Mentoring is often intangible. It happens frequently when the involved individuals aren’t planning for it. It could be a simple discussion about how to get from airman to chief, from secretary to manager or from lieutenant to colonel.

You never know when one of your Airmen is observing you to learn the pathway to success. Airmen, lieutenants and entry-level civilians all need guidance and mentorship. They also need someone to believe in them. Knowing this, I never miss an opportunity to mentor.

Grooming is sometimes used as a negative term. But to me it means that you are preparing someone for their next role.

One of my favorite quotes is “Surround yourself with those who see greatness within you even when you don’t see it yourself.”

When I was a captain I had a commander that gave me a small project. When I completed the project successfully, I could see she was proud of me and she continued to give me bigger and more complex projects. I showed her that I could follow through and produce excellent results.

Leaders have to be able to depend on subordinates at every level to follow through. As a leader, you have to be willing to take risks and delegate as you prepare subordinates for bigger and better roles. As a follower your job is to produce results.

Counseling can have a negative connotation, but without it we don’t learn about the areas we can improve. Being afraid to provide counseling is often the problem.

If we remember the purpose of counseling and turn it into constructive feedback, it’s very helpful to an individual who wants to avoid repeating the same mistakes.

We have all come across individuals who thinks very highly of themselves and have never been told otherwise. Supervisors who don’t give good, honest feedback are a detriment because when they are reassigned or retire, they are often replaced by a supervisor who holds individuals to standards and rates accordingly.

If you’ve ever seen an officer or enlisted performance report go from “outstanding” to “average,” it’s usually the lack of constructive feedback that prevented the individual from growing and being truly “outstanding.”

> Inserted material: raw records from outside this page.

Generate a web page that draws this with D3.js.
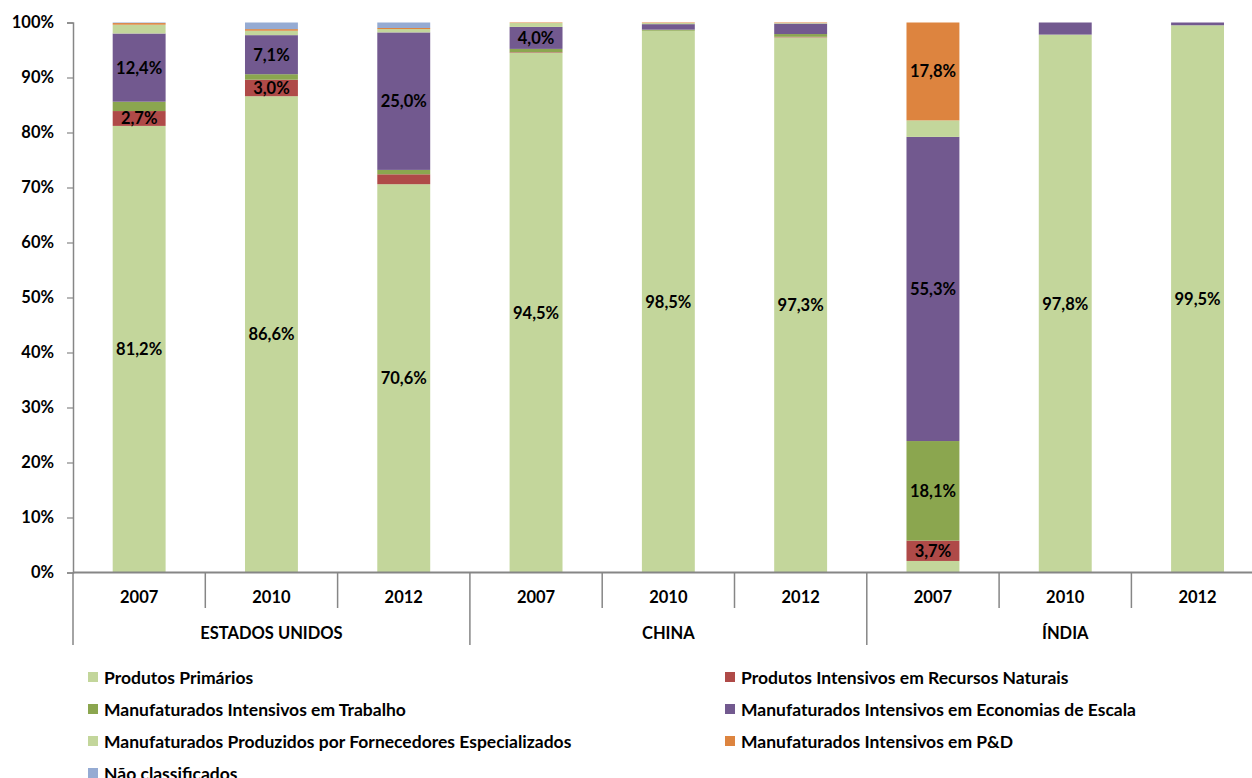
<!DOCTYPE html>
<html>
<head>
<meta charset="utf-8">
<script src="https://cdn.jsdelivr.net/npm/d3@7"></script>
<style>
  html, body { margin: 0; padding: 0; background: #fff; }
  svg { display: block; font-family: Lato, "Open Sans", sans-serif; }
</style>
</head>
<body>
<svg id="chart" width="1252" height="778"></svg>
<script>
// ---- data ----
const years = ["2007", "2010", "2012", "2007", "2010", "2012", "2007", "2010", "2012"];
const countries = ["ESTADOS UNIDOS", "CHINA", "ÍNDIA"];
const yTicks = [0, 10, 20, 30, 40, 50, 60, 70, 80, 90, 100];

const seriesNames = [
  "Produtos Primários",
  "Produtos Intensivos em Recursos Naturais",
  "Manufaturados Intensivos em Trabalho",
  "Manufaturados Intensivos em Economias de Escala",
  "Manufaturados Produzidos por Fornecedores Especializados",
  "Manufaturados Intensivos em P&D",
  "Não classificados"
];
const primarios        = [81.2, 86.6, 70.6, 94.5, 98.5, 97.3,  2.1, 97.8, 99.5];
const recursosNaturais = [ 2.7,  3.0,  1.8,  0.1,  0.0,  0.1,  3.7,  0.0,  0.0];
const trabalho         = [ 1.7,  1.0,  0.8,  0.6,  0.2,  0.5, 18.1,  0.0,  0.0];
const escala           = [12.4,  7.1, 25.0,  4.0,  1.0,  1.9, 55.3,  2.2,  0.5];
const fornecedores     = [ 1.6,  0.8,  0.6,  0.7,  0.2,  0.1,  3.0,  0.0,  0.0];
const pd               = [ 0.3,  0.3,  0.2,  0.1,  0.1,  0.1, 17.8,  0.0,  0.0];
const naoClassificados = [ 0.1,  1.2,  1.0,  0.0,  0.0,  0.0,  0.0,  0.0,  0.0];
const seriesValues = [primarios, recursosNaturais, trabalho, escala, fornecedores, pd, naoClassificados];
const seriesLabeled = [true, true, true, true, false, true, true];

// ---- styles ----
const colors = ["#C3D69B", "#AF4A48", "#8BA64F", "#72598F", "#C3D69B", "#DD843F", "#95ABD3"];
const axisColor = "#868686";
const labelSize = 16.5, legendSize = 17.5;

// ---- layout ----
const svg = d3.select("#chart");
const plotLeft = 73, plotTop = 22.5, plotBottom = 572.5;
const step = 132.3;
const keys = years.map((yr, i) => i + "");
const x = d3.scaleBand().domain(keys)
  .range([plotLeft, plotLeft + step * years.length])
  .paddingInner(0.6).paddingOuter(0.3);
const y = d3.scaleLinear().domain([0, 100]).range([plotBottom, plotTop]);

// stacked data
const rows = keys.map((k, i) => {
  const r = { key: k };
  seriesNames.forEach((s, j) => r[s] = seriesValues[j][i]);
  return r;
});
const stack = d3.stack().keys(seriesNames)(rows);

const g = svg.append("g");
stack.forEach((layer, j) => {
  g.selectAll(null).data(layer).enter().append("rect")
    .attr("x", d => x(d.data.key))
    .attr("width", x.bandwidth())
    .attr("y", d => y(d[1]))
    .attr("height", d => Math.max(0, y(d[0]) - y(d[1])))
    .attr("fill", colors[j]);
});

// data labels
stack.forEach((layer, j) => {
  if (!seriesLabeled[j]) return;
  g.selectAll(null).data(layer.filter(d => d[1] - d[0] >= 2.5)).enter().append("text")
    .attr("x", d => x(d.data.key) + x.bandwidth() / 2)
    .attr("y", d => y((d[0] + d[1]) / 2))
    .attr("text-anchor", "middle")
    .attr("dominant-baseline", "central")
    .attr("font-size", labelSize).attr("font-weight", "bold").attr("fill", "#000")
    .text(d => d3.format(".1f")(d[1] - d[0]).replace(".", ",") + "%");
});

// y axis
const yAxis = svg.append("g").attr("transform", `translate(${plotLeft},0)`)
  .call(d3.axisLeft(y).tickValues(yTicks).tickFormat(d => d + "%").tickSize(6).tickPadding(13));
yAxis.select(".domain").attr("stroke", axisColor).attr("stroke-width", 1.5);
yAxis.selectAll(".tick line").attr("stroke", axisColor).attr("stroke-width", 1.2);
yAxis.selectAll(".tick text").attr("font-size", labelSize).attr("font-weight", "bold")
  .attr("fill", "#000").attr("font-family", "Lato, sans-serif");

// x axis line
svg.append("line").attr("x1", plotLeft).attr("x2", 1252).attr("y1", plotBottom).attr("y2", plotBottom)
  .attr("stroke", axisColor).attr("stroke-width", 2);

// separators
const boundary = i => plotLeft + i * x.step();
for (let i = 0; i < years.length; i++) {
  const isGroup = i % 3 === 0;
  svg.append("line")
    .attr("x1", boundary(i)).attr("x2", boundary(i))
    .attr("y1", plotBottom).attr("y2", isGroup ? 645 : 608)
    .attr("stroke", axisColor).attr("stroke-width", 1.5);
}

// year labels
svg.selectAll(null).data(keys).enter().append("text")
  .attr("x", k => x(k) + x.bandwidth() / 2).attr("y", 597)
  .attr("text-anchor", "middle").attr("dominant-baseline", "central")
  .attr("font-size", labelSize).attr("font-weight", "bold")
  .text((k, i) => years[i]);

// country labels
svg.selectAll(null).data(countries).enter().append("text")
  .attr("x", (c, i) => boundary(i * 3) + 1.5 * x.step()).attr("y", 633)
  .attr("text-anchor", "middle").attr("dominant-baseline", "central")
  .attr("font-size", labelSize).attr("font-weight", "bold")
  .text(c => c);

// legend
const legendCols = [88, 725];
const legendRows = [677, 709, 741, 773];
seriesNames.forEach((s, j) => {
  const cx = legendCols[j % 2], cy = legendRows[Math.floor(j / 2)];
  svg.append("rect").attr("x", cx).attr("y", cy - 5).attr("width", 10).attr("height", 10)
    .attr("fill", colors[j]);
  svg.append("text").attr("x", cx + 16).attr("y", cy)
    .attr("dominant-baseline", "central")
    .attr("font-size", legendSize).attr("font-weight", "bold").text(s);
});
</script>
</body>
</html>
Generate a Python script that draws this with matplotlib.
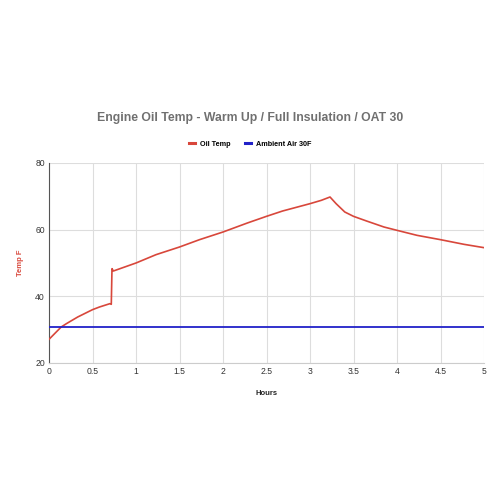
import matplotlib
matplotlib.use("Agg")
import matplotlib.pyplot as plt
from matplotlib.lines import Line2D

hours = [0.0, 0.14, 0.2, 0.33, 0.5, 0.58, 0.70, 0.716, 0.724, 0.74, 1.0, 1.23, 1.5, 1.73,
         2.0, 2.28, 2.5, 2.685, 3.0, 3.13, 3.23, 3.30, 3.40, 3.50, 3.65, 3.85,
         4.0, 4.23, 4.5, 4.77, 5.0]
oil_temp = [27.1, 30.8, 31.8, 33.8, 36.0, 36.8, 37.8, 37.6, 48.3, 47.6, 50.0, 52.5, 54.8, 57.0,
            59.3, 62.0, 64.0, 65.6, 67.8, 68.8, 69.8, 67.8, 65.3, 64.0, 62.6, 60.8,
            59.8, 58.3, 57.0, 55.6, 54.6]
ambient_hours = [0.0, 5.0]
ambient_temp = [30.9, 30.9]

x_ticks = [0, 0.5, 1, 1.5, 2, 2.5, 3, 3.5, 4, 4.5, 5]
x_tick_labels = ["0", "0.5", "1", "1.5", "2", "2.5", "3", "3.5", "4", "4.5", "5"]
y_ticks = [20, 40, 60, 80]

plt.rcParams['font.family'] = ['Liberation Sans', 'DejaVu Sans']

red = '#d8473b'
blue = '#2121c8'

fig = plt.figure(figsize=(5, 5), dpi=100)
fig.patch.set_facecolor('white')
ax = fig.add_axes([0.098, 0.274, 0.870, 0.400])

ax.plot(hours, oil_temp, color=red, lw=1.2, zorder=3)
ax.plot(ambient_hours, ambient_temp, color=blue, lw=1.3, zorder=3)

ax.set_xlim(0, 5)
ax.set_ylim(20, 80)
ax.set_xticks(x_ticks)
ax.set_xticklabels(x_tick_labels)
ax.set_yticks(y_ticks)
ax.grid(True, color='#dddddd', lw=0.8, zorder=0)
ax.tick_params(length=0, labelsize=6.2, colors='#333333', pad=3)
for s in ['top', 'right']:
    ax.spines[s].set_visible(False)
ax.spines['left'].set_color('#555555')
ax.spines['left'].set_linewidth(0.8)
ax.spines['bottom'].set_color('#cccccc')
ax.spines['bottom'].set_linewidth(0.8)

ax.set_xlabel("Hours", fontsize=5.5, fontweight='bold', color='#222222', labelpad=10)
ax.set_ylabel("Temp F", fontsize=5.5, fontweight='bold', color=red, labelpad=8)

fig.text(0.5, 0.764, "Engine Oil Temp - Warm Up / Full Insulation / OAT 30",
         ha='center', va='center', fontsize=8.8, fontweight='bold', color='#707070')

handles = [Line2D([0], [0], color=red, lw=2.2), Line2D([0], [0], color=blue, lw=2.2)]
fig.legend(handles, ["Oil Temp", "Ambient Air 30F"], loc='center', bbox_to_anchor=(0.5, 0.712),
           ncol=2, frameon=False, handlelength=0.9, columnspacing=2.0,
           handletextpad=0.6, prop={'weight': 'bold', 'size': 5.2})

fig.savefig("out.png", dpi=100, facecolor='white')
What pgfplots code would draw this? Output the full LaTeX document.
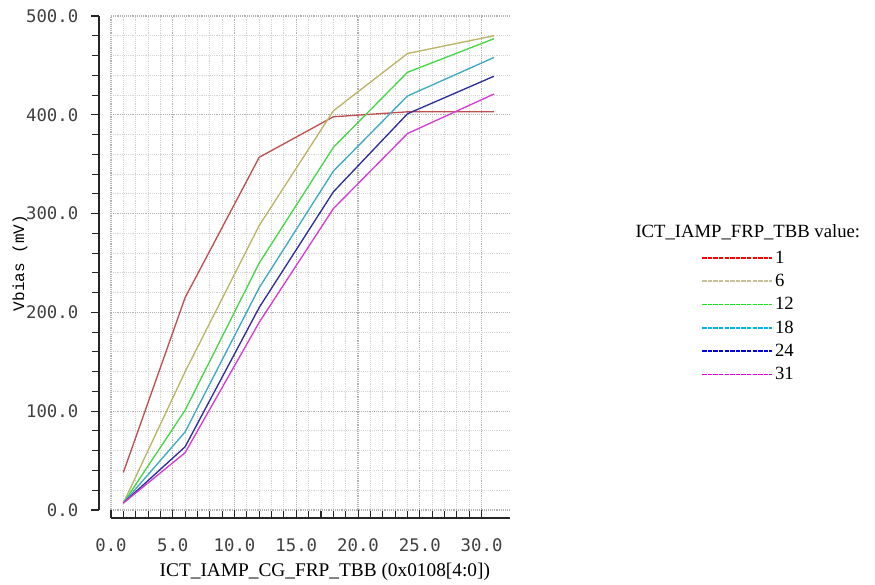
\documentclass[border=0pt]{standalone}
\usepackage{fontspec}
\setmainfont{Liberation Serif}
\newfontfamily\tickfont{DejaVu Sans Mono}
\newfontfamily\labfont{Liberation Mono}
\usepackage{pgfplots}
\pgfplotsset{compat=1.18}

\definecolor{c1}{RGB}{192,80,80}
\definecolor{c6}{RGB}{188,180,100}
\definecolor{c12}{RGB}{70,215,70}
\definecolor{c18}{RGB}{60,170,195}
\definecolor{c24}{RGB}{45,45,155}
\definecolor{c31}{RGB}{215,60,215}
\definecolor{l1}{RGB}{255,0,0}
\definecolor{l6}{RGB}{200,192,155}
\definecolor{l12}{RGB}{20,235,20}
\definecolor{l18}{RGB}{0,180,240}
\definecolor{l24}{RGB}{0,0,230}
\definecolor{l31}{RGB}{240,0,240}

\begin{document}
\begin{tikzpicture}
\useasboundingbox (-83.25pt,-56.25pt) rectangle (573pt,382.5pt);
\begin{axis}[
    name=ax, at={(0,0)}, anchor=south west,
    scale only axis, width=299.25pt, height=370.5pt,
    xmin=0, xmax=32.3, ymin=0, ymax=500,
    axis x line=bottom, axis y line=left, axis line style={-, black!85, line width=0.8pt},
    axis x line shift=6pt, axis y line shift=9pt,
    xtick={0,5,...,30}, ytick={0,100,...,500},
    minor x tick num=4, minor y tick num=4,
    xtick align=inside, ytick align=outside,
    major tick length=6pt, minor tick length=5.5pt,
    tick style={black!85, line width=0.8pt},
    grid=both,
    major grid style={black!30, densely dotted, line width=0.9pt},
    minor grid style={black!16, densely dotted, line width=0.7pt},
    /pgf/number format/.cd, fixed, fixed zerofill, precision=1, assume math mode=true,
    /pgfplots/.cd,
    ticklabel style={font=\tickfont\fontsize{13}{15}\selectfont, text=black!75},
    xticklabel style={yshift=-12pt},
    yticklabel style={xshift=-6pt},
    xlabel={ICT\_IAMP\_CG\_FRP\_TBB (0x0108[4:0])},
    xlabel style={font=\fontsize{14.5}{16}\selectfont, at={(axis description cs:0.536,-0.1255)}, anchor=center},
    ylabel={Vbias (mV)},
    ylabel style={font=\labfont\fontsize{12}{14}\selectfont, at={(axis description cs:-0.228,0.5)}, anchor=center, rotate=0},
    clip=false,
    legend style={draw=none, fill=none, at={(axis description cs:1.469,0.536)}, anchor=north west,
      font=\fontsize{14}{16}\selectfont, row sep=2.7pt},
    legend cell align=left,
    legend image code/.code={\draw[#1, line width=1.3pt, dash pattern=on 3.2pt off 1pt] (0pt,0pt) -- (52pt,0pt);},
    every axis plot/.append style={line width=1pt},
]
\addplot[c1, forget plot] coordinates {(1,38) (6,215) (12,357) (18,398) (24,403) (31,403)};
\addplot[c6, forget plot] coordinates {(1,7) (6,140) (12,288) (18,404) (24,462) (31,480)};
\addplot[c12, forget plot] coordinates {(1,7) (6,101) (12,250) (18,367) (24,443) (31,477)};
\addplot[c18, forget plot] coordinates {(1,7) (6,79) (12,225) (18,343) (24,419) (31,458)};
\addplot[c24, forget plot] coordinates {(1,7) (6,64) (12,205) (18,322) (24,401) (31,439)};
\addplot[c31, forget plot] coordinates {(1,7) (6,58) (12,190) (18,305) (24,381) (31,421)};
\addlegendimage{l1}\addlegendentry{1}
\addlegendimage{l6}\addlegendentry{6}
\addlegendimage{l12}\addlegendentry{12}
\addlegendimage{l18}\addlegendentry{18}
\addlegendimage{l24}\addlegendentry{24}
\addlegendimage{l31}\addlegendentry{31}
\node[font=\fontsize{14}{16}\selectfont, anchor=center] at (axis description cs:1.596,0.563) {ICT\_IAMP\_FRP\_TBB value:};
\end{axis}
\end{tikzpicture}
\end{document}
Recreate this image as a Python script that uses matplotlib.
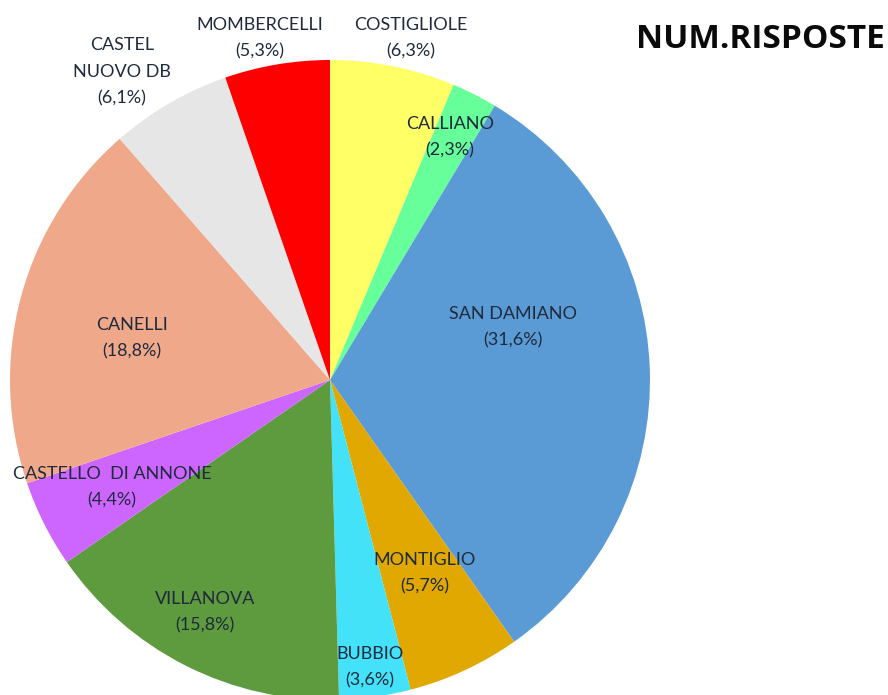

Last on the list, recognition in the form of awards, decorations and promotions. They are good ways to recognize your people and “take care of them.” As a captain, I had a strong work ethic. Once I had a very strong quarter with volunteerism, process improvements, a health fair and other accomplishments.

My flight commander recommended I write a quarterly award package. It wasn’t the first time I had a strong quarter, but it was the first time someone suggested my work might be worth an award, and I had been in the military for several years.

As a supervisor, it is your duty to find ways to recognize your people.

Not only should we respect our subordinates and encourage them to do their best daily, we should also put time and energy into showing our Airmen that their careers are very important to us.

When we mentor, groom, counsel and provide recognition, we are acknowledging their potential and reinforcing the future of the Air Force. We are taking care of our people.